■ **THE EXERCISE**: Repeat verbatim only the lines from the opening of the material below through the one that contains "steps = np.arange(1, 201)".
=== DATASET EXCERPT ===
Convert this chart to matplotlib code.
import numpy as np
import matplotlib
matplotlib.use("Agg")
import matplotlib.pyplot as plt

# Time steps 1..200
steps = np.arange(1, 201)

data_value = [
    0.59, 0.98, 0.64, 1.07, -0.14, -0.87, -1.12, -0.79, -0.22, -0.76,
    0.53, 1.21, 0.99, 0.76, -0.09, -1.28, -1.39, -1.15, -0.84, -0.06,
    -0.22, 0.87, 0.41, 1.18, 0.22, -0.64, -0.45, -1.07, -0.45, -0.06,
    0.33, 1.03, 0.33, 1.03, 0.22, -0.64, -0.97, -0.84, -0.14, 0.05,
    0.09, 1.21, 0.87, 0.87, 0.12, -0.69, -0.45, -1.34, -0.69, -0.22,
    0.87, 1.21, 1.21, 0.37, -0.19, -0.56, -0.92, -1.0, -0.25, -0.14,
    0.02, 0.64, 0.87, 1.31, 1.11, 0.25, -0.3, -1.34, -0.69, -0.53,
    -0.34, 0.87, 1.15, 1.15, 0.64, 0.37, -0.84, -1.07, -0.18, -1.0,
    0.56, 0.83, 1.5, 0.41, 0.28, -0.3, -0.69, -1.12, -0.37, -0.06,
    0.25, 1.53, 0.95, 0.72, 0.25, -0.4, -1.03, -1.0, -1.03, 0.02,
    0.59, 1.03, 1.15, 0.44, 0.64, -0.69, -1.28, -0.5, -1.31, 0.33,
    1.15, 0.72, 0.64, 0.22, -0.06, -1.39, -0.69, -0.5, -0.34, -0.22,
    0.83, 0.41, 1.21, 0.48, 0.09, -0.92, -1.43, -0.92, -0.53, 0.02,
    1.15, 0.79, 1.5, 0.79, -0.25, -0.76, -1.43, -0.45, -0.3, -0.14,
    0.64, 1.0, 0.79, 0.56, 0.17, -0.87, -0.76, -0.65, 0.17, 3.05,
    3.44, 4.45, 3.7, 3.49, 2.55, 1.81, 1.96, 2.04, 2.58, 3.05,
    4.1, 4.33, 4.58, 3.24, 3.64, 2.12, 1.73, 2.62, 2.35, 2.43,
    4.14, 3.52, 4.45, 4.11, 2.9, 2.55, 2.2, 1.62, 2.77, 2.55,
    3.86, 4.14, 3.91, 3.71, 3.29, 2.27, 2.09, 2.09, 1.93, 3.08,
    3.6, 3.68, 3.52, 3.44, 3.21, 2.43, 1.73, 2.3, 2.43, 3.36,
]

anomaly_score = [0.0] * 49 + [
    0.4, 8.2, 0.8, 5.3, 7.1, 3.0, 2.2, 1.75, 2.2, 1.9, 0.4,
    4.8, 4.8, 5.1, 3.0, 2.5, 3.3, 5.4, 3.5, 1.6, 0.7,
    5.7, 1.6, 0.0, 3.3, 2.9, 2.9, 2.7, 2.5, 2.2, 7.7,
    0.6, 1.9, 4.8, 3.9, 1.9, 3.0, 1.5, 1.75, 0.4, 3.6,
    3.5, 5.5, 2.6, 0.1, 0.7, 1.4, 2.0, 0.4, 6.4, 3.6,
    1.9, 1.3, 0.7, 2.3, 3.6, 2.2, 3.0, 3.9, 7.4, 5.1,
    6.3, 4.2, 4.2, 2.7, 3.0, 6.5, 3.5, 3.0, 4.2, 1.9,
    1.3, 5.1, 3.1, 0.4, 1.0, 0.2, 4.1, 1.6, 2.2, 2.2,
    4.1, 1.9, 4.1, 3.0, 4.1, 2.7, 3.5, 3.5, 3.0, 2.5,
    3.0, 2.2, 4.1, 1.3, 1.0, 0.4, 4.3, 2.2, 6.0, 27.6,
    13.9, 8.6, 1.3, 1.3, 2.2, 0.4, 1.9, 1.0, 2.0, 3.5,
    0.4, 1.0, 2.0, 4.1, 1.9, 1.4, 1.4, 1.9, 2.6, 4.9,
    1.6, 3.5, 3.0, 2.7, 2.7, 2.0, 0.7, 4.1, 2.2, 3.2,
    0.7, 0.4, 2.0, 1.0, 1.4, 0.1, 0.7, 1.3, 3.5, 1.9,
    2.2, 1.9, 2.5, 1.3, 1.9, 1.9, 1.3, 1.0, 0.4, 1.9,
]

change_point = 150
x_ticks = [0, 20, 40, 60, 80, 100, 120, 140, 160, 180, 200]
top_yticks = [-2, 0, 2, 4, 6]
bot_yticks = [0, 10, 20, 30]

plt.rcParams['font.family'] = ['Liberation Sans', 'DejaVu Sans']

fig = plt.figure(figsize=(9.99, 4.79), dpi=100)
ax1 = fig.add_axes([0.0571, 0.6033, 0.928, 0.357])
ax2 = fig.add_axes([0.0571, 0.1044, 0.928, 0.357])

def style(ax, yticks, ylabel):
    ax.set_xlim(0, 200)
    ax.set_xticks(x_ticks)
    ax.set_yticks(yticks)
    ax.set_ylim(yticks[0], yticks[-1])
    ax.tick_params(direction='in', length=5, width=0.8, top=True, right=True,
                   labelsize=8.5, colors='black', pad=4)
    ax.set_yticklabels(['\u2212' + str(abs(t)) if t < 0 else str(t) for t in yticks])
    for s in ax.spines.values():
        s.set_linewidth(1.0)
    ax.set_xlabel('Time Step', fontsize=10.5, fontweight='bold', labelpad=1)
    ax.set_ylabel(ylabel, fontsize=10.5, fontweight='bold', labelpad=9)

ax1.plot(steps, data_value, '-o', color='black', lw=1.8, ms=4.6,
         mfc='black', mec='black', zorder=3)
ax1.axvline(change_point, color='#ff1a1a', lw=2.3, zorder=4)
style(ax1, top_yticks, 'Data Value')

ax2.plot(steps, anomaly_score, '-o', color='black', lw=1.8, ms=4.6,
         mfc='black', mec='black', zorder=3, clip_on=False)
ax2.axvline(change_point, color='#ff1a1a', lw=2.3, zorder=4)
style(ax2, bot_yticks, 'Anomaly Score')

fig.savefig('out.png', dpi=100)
===
■ **PROBLEM SOLUTION**:
Convert this chart to matplotlib code.
import numpy as np
import matplotlib
matplotlib.use("Agg")
import matplotlib.pyplot as plt

# Time steps 1..200
steps = np.arange(1, 201)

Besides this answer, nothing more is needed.